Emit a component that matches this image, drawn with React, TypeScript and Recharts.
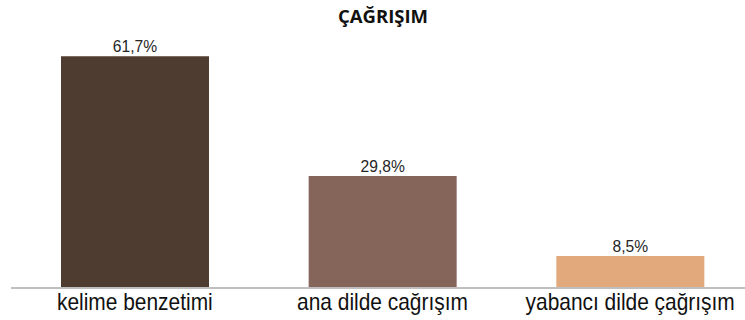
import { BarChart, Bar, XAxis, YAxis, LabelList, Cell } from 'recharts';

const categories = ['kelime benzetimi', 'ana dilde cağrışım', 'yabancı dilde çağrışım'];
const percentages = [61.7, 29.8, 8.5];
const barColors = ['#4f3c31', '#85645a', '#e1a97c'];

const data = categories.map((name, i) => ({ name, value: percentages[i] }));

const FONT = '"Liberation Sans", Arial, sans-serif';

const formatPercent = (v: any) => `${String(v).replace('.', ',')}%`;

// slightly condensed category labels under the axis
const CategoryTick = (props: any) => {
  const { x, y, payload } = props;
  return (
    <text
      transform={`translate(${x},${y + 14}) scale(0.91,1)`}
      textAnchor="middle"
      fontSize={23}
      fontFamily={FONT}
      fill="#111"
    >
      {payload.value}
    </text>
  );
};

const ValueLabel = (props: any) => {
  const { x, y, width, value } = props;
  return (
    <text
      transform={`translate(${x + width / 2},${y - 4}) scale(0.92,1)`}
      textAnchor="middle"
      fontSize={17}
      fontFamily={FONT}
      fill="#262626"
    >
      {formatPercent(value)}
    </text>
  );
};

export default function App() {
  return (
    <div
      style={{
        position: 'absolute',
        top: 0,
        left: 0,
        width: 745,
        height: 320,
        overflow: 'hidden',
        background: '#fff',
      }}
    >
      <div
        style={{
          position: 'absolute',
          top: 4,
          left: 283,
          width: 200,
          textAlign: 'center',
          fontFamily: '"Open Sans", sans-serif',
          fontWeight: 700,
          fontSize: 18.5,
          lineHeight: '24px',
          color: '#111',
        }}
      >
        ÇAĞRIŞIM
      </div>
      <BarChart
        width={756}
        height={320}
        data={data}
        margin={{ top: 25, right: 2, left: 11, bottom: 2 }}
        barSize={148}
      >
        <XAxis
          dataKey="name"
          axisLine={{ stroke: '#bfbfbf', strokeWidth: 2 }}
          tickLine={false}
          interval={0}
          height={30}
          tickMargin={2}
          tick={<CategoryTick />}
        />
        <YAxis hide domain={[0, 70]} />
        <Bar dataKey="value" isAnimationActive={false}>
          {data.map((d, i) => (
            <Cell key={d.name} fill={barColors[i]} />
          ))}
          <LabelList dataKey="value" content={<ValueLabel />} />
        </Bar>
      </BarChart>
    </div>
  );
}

- _SET PROBLEM_: Without the pictures, please reproduce each line of the listing above exactly, from the first one through the line bearing "const formatPercent = (v: any)".

- _THE RESULT_:
Emit a component that matches this image, drawn with React, TypeScript and Recharts.
import { BarChart, Bar, XAxis, YAxis, LabelList, Cell } from 'recharts';

const categories = ['kelime benzetimi', 'ana dilde cağrışım', 'yabancı dilde çağrışım'];
const percentages = [61.7, 29.8, 8.5];
const barColors = ['#4f3c31', '#85645a', '#e1a97c'];

const data = categories.map((name, i) => ({ name, value: percentages[i] }));

const FONT = '"Liberation Sans", Arial, sans-serif';

const formatPercent = (v: any) => `${String(v).replace('.', ',')}%`;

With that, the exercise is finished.